*THE PROBLEM*: In this exercise, the entries below include pictures. Repeat exactly the lines from the line with "What matplotlib code" to the line with "plt.rcParams['axes.unicode_minus'] = False", including both, but without the pictures.

*INFORMATION GIVEN*:
Begin

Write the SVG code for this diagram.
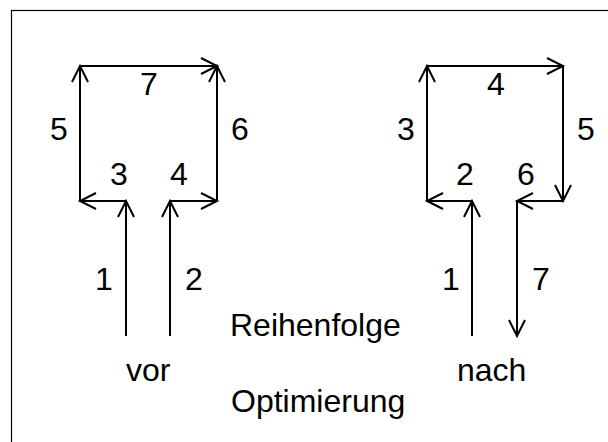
<svg xmlns="http://www.w3.org/2000/svg" width="608" height="442" viewBox="0 0 608 442">
<style>
.t{font-family:"Liberation Sans",Arial,sans-serif;font-size:32px;fill:#000}
.m{text-anchor:middle}
.c line{stroke:#000;stroke-width:2;marker-end:url(#ah)}
</style>
<defs>
<marker id="ah" markerUnits="userSpaceOnUse" markerWidth="22" markerHeight="22" viewBox="-19 -11 22 22" refX="0" refY="0" orient="auto">
<path d="M-16,-8 L0,0 L-16,8" fill="none" stroke="#000" stroke-width="2"/>
</marker>
</defs>
<rect x="0" y="0" width="608" height="442" fill="#fff"/>
<rect id="frame" x="11.5" y="10.5" width="700" height="500" fill="none" stroke="#000" stroke-width="1.2"/>
<g id="connectors" class="c">
<line x1="126" y1="336" x2="126" y2="201"/>
<line x1="170" y1="336" x2="170" y2="201"/>
<line x1="126" y1="201" x2="80" y2="201"/>
<line x1="170" y1="201" x2="217" y2="201"/>
<line x1="80" y1="201" x2="80" y2="66"/>
<line x1="217" y1="201" x2="217" y2="66"/>
<line x1="80" y1="66" x2="217" y2="66"/>
<line x1="472" y1="336" x2="472" y2="201"/>
<line x1="472" y1="201" x2="427" y2="201"/>
<line x1="427" y1="201" x2="427" y2="66"/>
<line x1="427" y1="66" x2="563" y2="66"/>
<line x1="563" y1="66" x2="563" y2="201"/>
<line x1="563" y1="201" x2="517" y2="201"/>
<line x1="517" y1="201" x2="517" y2="336"/>
</g>
<g id="labels-vor">
<text class="t m" x="104" y="290">1</text>
<text class="t m" x="194" y="290">2</text>
<text class="t m" x="119" y="185">3</text>
<text class="t m" x="179" y="185">4</text>
<text class="t m" x="59" y="140">5</text>
<text class="t m" x="240" y="140">6</text>
<text class="t m" x="149" y="95">7</text>
</g>
<g id="labels-nach">
<text class="t m" x="451" y="290">1</text>
<text class="t m" x="465" y="185">2</text>
<text class="t m" x="406" y="140">3</text>
<text class="t m" x="496" y="95">4</text>
<text class="t m" x="586" y="140">5</text>
<text class="t m" x="526" y="185">6</text>
<text class="t m" x="541" y="290">7</text>
</g>
<g id="captions">
<text id="reihenfolge" class="t" x="230" y="336">Reihenfolge</text>
<text id="vor" class="t" x="126" y="381">vor</text>
<text id="nach" class="t" x="457" y="381">nach</text>
<text id="optimierung" class="t" x="231" y="412">Optimierung</text>
</g>
</svg>
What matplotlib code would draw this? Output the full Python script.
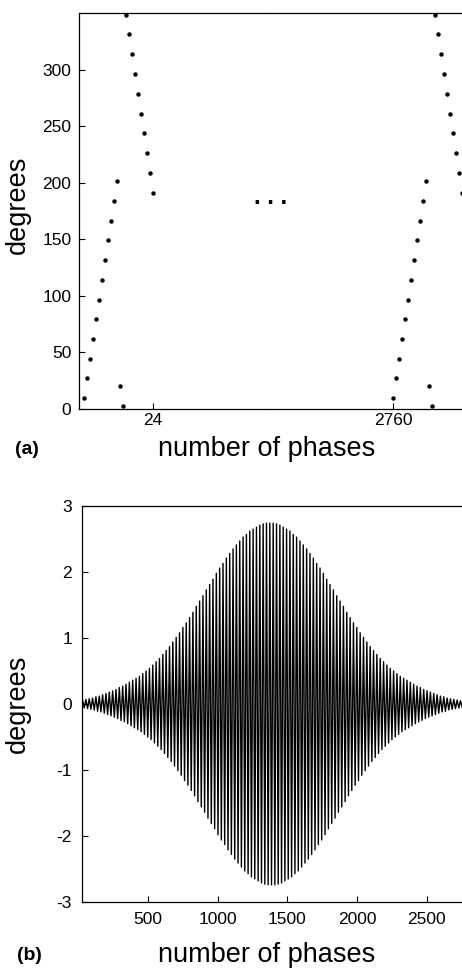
import numpy as np
import matplotlib
matplotlib.use('Agg')
import matplotlib.pyplot as plt

plt.rcParams['font.family'] = ['Liberation Sans', 'DejaVu Sans']
plt.rcParams['axes.unicode_minus'] = False

# (a) phases of the first and the last 24 samples
phase_no_start = list(range(1, 25))
phase_no_end = list(range(2760, 2784))
phase_deg_start = [9.7, 27, 44.5, 62, 79.4, 96.7, 114, 132, 149, 166.6, 184, 201.8,
                   20, 2.6,
                   348, 331, 313.5, 296, 278.5, 261, 243.6, 226, 208.6, 191]
phase_deg_end = [9.7, 27, 44.5, 62, 79.4, 96.7, 114, 132, 149, 166.6, 184, 201.8,
                 20, 2.6,
                 348, 331, 313.5, 296, 278.5, 261, 243.6, 226, 208.6, 191]
ticks_start = [24]
ticks_end = [2760]
yticks_a = [0, 50, 100, 150, 200, 250, 300]

# (b) peak error of every 24-phase cycle
cycle_len = 24
cycle_peak = [0.05, 0.06, 0.07, 0.08, 0.09, 0.11, 0.12, 0.14, 0.16, 0.18,
              0.20, 0.22, 0.25, 0.27, 0.30, 0.33, 0.36, 0.39, 0.42, 0.46,
              0.50, 0.54, 0.59, 0.64, 0.69, 0.75, 0.81, 0.87, 0.94, 1.01,
              1.08, 1.16, 1.23, 1.31, 1.39, 1.48, 1.56, 1.64, 1.73, 1.81,
              1.89, 1.98, 2.06, 2.13, 2.21, 2.28, 2.35, 2.41, 2.47, 2.53,
              2.57, 2.62, 2.65, 2.68, 2.71, 2.73, 2.74, 2.74, 2.74, 2.73,
              2.71, 2.68, 2.65, 2.62, 2.57, 2.53, 2.47, 2.41, 2.35, 2.28,
              2.21, 2.13, 2.06, 1.98, 1.89, 1.81, 1.73, 1.64, 1.56, 1.48,
              1.39, 1.31, 1.23, 1.16, 1.08, 1.01, 0.94, 0.87, 0.81, 0.75,
              0.69, 0.64, 0.59, 0.54, 0.50, 0.46, 0.42, 0.39, 0.36, 0.33,
              0.30, 0.27, 0.25, 0.22, 0.20, 0.18, 0.16, 0.14, 0.12, 0.11,
              0.09, 0.08, 0.07, 0.06, 0.05]
xticks_b = [500, 1000, 1500, 2000, 2500]
yticks_b = [-3, -2, -1, 0, 1, 2, 3]

W, H = 462, 968
fig = plt.figure(figsize=(W/100, H/100), dpi=100)

def box(x0, y0, x1, y1):
    # pixel box -> figure fraction [left, bottom, width, height]
    return [x0/W, 1 - y1/H, (x1 - x0)/W, (y1 - y0)/H]

tick_kw = dict(direction='in', length=4, width=0.8, labelsize=12.5, colors='black')

# ---- panel (a), broken x axis
axl = fig.add_axes(box(79, 13, 270, 409))
axr = fig.add_axes(box(270, 13, 464, 409))
axl.plot(phase_no_start, phase_deg_start, 'o', color='black', ms=3.2, mec='none')
axr.plot(phase_no_end, phase_deg_end, 'o', color='black', ms=3.2, mec='none')
axl.set_xlim(-0.67, 63)
axr.set_xlim(2718.9, 2783.6)
for a in (axl, axr):
    a.set_ylim(0, 350)
    for s in a.spines.values():
        s.set_linewidth(0.9)
    a.tick_params(**tick_kw)
axl.spines['right'].set_visible(False)
axr.spines['left'].set_visible(False)
axr.spines['right'].set_visible(False)
axl.set_xticks(ticks_start)
axr.set_xticks(ticks_end)
axl.set_yticks(yticks_a)
axr.set_yticks([])
axl.tick_params(axis='y', pad=5.5)
axl.tick_params(axis='x', pad=3)
axr.tick_params(axis='x', pad=3)
fig.text(271/W, 1 - 198/H, '. . .', ha='center', va='center', fontsize=17, fontweight='bold')
fig.text(18/W, 1 - 205/H, 'degrees', rotation=90, ha='center', va='center', fontsize=19.5)
fig.text(267/W, 1 - 449/H, 'number of phases', ha='center', va='center', fontsize=19.5)
fig.text(27/W, 1 - 449/H, '(a)', ha='center', va='center', fontsize=14, fontweight='bold')

# ---- panel (b)
axb = fig.add_axes(box(81.7, 506, 463, 902))
starts = np.arange(len(cycle_peak)) * cycle_len
xs = np.column_stack([starts + 6, starts + 18]).ravel()
ys = np.column_stack([cycle_peak, -np.array(cycle_peak)]).ravel()
axb.plot(xs, ys, color='black', lw=1.0)
axb.set_xlim(24, 2760)
axb.set_ylim(-3, 3)
axb.set_xticks(xticks_b)
axb.set_yticks(yticks_b)
for s in axb.spines.values():
    s.set_linewidth(0.9)
axb.spines['right'].set_visible(False)
axb.tick_params(**tick_kw)
axb.tick_params(axis='y', pad=7)
axb.tick_params(axis='x', pad=7)
fig.text(18/W, 1 - 704/H, 'degrees', rotation=90, ha='center', va='center', fontsize=19.5)
fig.text(267/W, 1 - 955/H, 'number of phases', ha='center', va='center', fontsize=19.5)
fig.text(29/W, 1 - 955/H, '(b)', ha='center', va='center', fontsize=14, fontweight='bold')

fig.savefig('out.png', dpi=100)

End

*THE RESPONSE*:
What matplotlib code would draw this? Output the full Python script.
import numpy as np
import matplotlib
matplotlib.use('Agg')
import matplotlib.pyplot as plt

plt.rcParams['font.family'] = ['Liberation Sans', 'DejaVu Sans']
plt.rcParams['axes.unicode_minus'] = False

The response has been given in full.